- YOUR GOAL
Look for "this" in each line of the entries, and return the matching lines.

- GIVEN INFORMATION
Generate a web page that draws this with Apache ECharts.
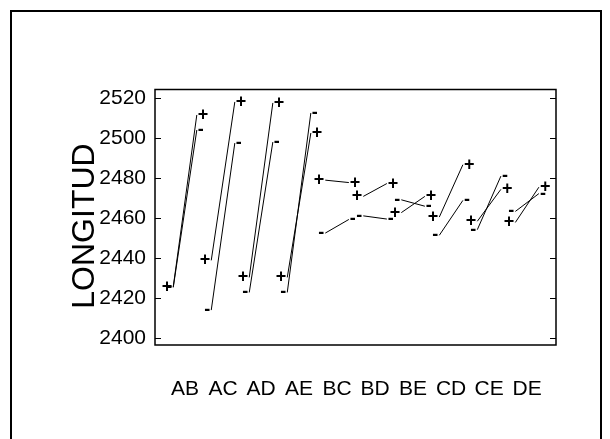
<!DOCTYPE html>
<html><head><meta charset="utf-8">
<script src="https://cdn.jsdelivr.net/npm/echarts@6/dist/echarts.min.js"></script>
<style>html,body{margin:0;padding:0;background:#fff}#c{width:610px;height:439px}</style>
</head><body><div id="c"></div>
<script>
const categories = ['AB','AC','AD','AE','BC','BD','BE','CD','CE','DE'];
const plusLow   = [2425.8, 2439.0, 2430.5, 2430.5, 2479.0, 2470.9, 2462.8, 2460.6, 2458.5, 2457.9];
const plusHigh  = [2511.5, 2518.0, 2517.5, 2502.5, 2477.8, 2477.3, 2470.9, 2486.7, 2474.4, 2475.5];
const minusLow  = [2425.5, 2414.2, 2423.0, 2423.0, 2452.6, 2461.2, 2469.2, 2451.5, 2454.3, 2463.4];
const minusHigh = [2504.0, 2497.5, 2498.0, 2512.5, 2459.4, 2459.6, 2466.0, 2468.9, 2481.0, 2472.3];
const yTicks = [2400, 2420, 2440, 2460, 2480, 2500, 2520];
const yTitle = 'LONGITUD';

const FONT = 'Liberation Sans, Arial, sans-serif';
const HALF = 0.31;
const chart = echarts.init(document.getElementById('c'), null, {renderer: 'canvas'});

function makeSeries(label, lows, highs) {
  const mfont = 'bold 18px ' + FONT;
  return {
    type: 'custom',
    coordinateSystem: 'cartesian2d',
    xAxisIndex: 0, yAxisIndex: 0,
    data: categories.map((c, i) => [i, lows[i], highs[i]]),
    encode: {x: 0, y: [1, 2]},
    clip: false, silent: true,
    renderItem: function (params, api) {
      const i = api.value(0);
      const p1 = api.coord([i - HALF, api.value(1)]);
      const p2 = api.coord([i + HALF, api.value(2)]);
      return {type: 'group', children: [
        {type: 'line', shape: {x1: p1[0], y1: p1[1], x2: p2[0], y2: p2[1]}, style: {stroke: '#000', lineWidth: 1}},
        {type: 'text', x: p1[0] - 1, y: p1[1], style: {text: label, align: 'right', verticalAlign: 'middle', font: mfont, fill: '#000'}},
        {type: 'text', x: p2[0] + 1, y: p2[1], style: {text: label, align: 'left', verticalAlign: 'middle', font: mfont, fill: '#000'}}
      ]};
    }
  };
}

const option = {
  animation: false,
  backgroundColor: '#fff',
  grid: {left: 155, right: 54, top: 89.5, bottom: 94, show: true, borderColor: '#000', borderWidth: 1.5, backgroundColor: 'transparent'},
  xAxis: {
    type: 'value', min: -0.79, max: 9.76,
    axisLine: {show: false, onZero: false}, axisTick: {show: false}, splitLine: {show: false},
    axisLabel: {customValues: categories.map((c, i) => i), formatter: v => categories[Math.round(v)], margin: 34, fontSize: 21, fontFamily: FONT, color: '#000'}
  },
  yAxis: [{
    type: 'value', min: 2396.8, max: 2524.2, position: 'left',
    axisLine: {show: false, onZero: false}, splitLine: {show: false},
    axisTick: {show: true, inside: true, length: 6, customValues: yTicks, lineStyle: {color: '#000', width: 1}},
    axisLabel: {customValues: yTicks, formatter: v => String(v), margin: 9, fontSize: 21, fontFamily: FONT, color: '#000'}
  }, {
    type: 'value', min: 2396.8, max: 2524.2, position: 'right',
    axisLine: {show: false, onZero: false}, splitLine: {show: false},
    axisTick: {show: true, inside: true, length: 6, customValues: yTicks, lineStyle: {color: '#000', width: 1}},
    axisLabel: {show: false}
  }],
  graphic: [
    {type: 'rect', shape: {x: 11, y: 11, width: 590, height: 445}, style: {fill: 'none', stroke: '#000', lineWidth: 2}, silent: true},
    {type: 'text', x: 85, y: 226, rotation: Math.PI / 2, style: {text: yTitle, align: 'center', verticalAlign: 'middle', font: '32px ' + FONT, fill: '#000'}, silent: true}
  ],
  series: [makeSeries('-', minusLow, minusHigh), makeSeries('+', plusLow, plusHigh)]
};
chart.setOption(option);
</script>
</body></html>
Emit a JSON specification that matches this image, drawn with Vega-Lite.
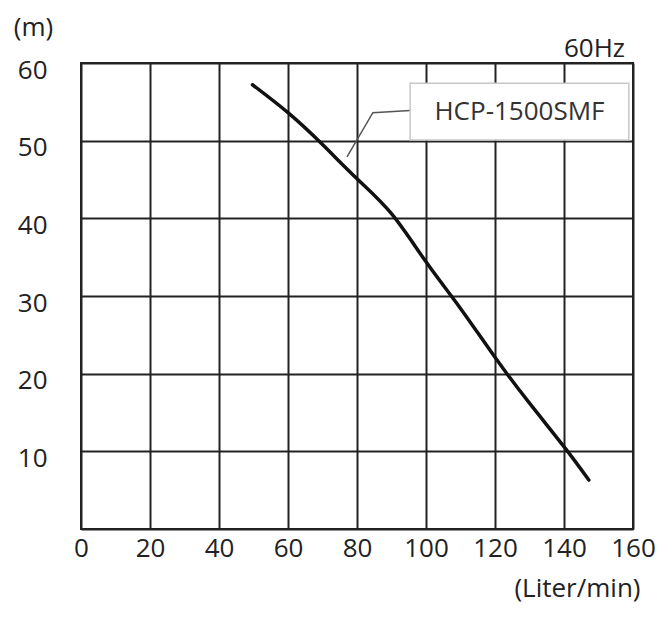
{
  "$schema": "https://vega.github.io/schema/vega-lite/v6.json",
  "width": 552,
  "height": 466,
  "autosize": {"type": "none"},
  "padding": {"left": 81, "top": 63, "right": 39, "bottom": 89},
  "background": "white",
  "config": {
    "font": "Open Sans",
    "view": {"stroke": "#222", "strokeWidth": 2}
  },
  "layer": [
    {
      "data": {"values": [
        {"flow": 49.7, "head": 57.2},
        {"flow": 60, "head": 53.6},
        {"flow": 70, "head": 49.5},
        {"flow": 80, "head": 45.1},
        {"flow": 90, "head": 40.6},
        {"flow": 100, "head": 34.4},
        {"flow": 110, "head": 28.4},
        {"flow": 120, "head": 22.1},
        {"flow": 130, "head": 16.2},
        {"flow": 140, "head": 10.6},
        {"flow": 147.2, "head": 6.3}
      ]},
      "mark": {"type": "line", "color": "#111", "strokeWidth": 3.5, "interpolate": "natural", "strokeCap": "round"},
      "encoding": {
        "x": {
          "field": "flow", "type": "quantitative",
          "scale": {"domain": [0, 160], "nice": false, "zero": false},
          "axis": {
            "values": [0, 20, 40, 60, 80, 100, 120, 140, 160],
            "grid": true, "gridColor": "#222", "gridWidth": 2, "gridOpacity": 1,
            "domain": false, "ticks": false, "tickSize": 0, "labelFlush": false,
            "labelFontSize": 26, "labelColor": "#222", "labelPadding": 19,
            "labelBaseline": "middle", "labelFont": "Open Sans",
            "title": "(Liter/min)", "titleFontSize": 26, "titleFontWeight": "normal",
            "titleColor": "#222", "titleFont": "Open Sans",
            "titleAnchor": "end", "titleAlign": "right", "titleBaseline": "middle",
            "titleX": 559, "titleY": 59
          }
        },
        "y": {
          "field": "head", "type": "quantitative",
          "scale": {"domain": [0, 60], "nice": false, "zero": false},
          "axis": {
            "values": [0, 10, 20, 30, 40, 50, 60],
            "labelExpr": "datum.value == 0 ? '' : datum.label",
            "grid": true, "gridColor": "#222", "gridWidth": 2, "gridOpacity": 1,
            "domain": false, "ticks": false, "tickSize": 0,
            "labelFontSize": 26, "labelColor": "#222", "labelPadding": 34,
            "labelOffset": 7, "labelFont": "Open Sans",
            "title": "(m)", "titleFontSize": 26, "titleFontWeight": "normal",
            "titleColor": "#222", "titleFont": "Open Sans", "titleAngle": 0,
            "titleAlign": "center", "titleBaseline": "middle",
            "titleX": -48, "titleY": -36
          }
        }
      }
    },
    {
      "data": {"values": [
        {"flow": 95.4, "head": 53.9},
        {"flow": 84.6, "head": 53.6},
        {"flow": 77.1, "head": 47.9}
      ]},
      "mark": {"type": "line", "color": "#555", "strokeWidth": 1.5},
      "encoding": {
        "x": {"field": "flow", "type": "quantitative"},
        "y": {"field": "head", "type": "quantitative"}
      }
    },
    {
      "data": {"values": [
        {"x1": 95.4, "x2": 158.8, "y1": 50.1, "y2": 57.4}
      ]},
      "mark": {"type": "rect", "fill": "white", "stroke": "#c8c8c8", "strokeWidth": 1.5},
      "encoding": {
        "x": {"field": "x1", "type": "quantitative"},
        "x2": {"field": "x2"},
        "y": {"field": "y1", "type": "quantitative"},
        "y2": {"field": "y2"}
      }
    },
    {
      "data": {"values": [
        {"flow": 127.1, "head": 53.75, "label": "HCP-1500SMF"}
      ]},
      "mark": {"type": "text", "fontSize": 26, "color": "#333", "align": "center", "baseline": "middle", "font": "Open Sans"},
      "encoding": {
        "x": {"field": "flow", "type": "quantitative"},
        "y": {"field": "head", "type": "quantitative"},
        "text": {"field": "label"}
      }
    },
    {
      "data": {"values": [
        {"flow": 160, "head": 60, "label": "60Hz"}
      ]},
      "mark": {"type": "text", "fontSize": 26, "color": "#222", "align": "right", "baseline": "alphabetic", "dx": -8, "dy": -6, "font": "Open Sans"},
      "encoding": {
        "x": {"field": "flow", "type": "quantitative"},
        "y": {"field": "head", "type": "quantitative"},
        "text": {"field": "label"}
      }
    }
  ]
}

- WRITTEN REPLY
Generate a web page that draws this with Apache ECharts.
Emit a JSON specification that matches this image, drawn with Vega-Lite.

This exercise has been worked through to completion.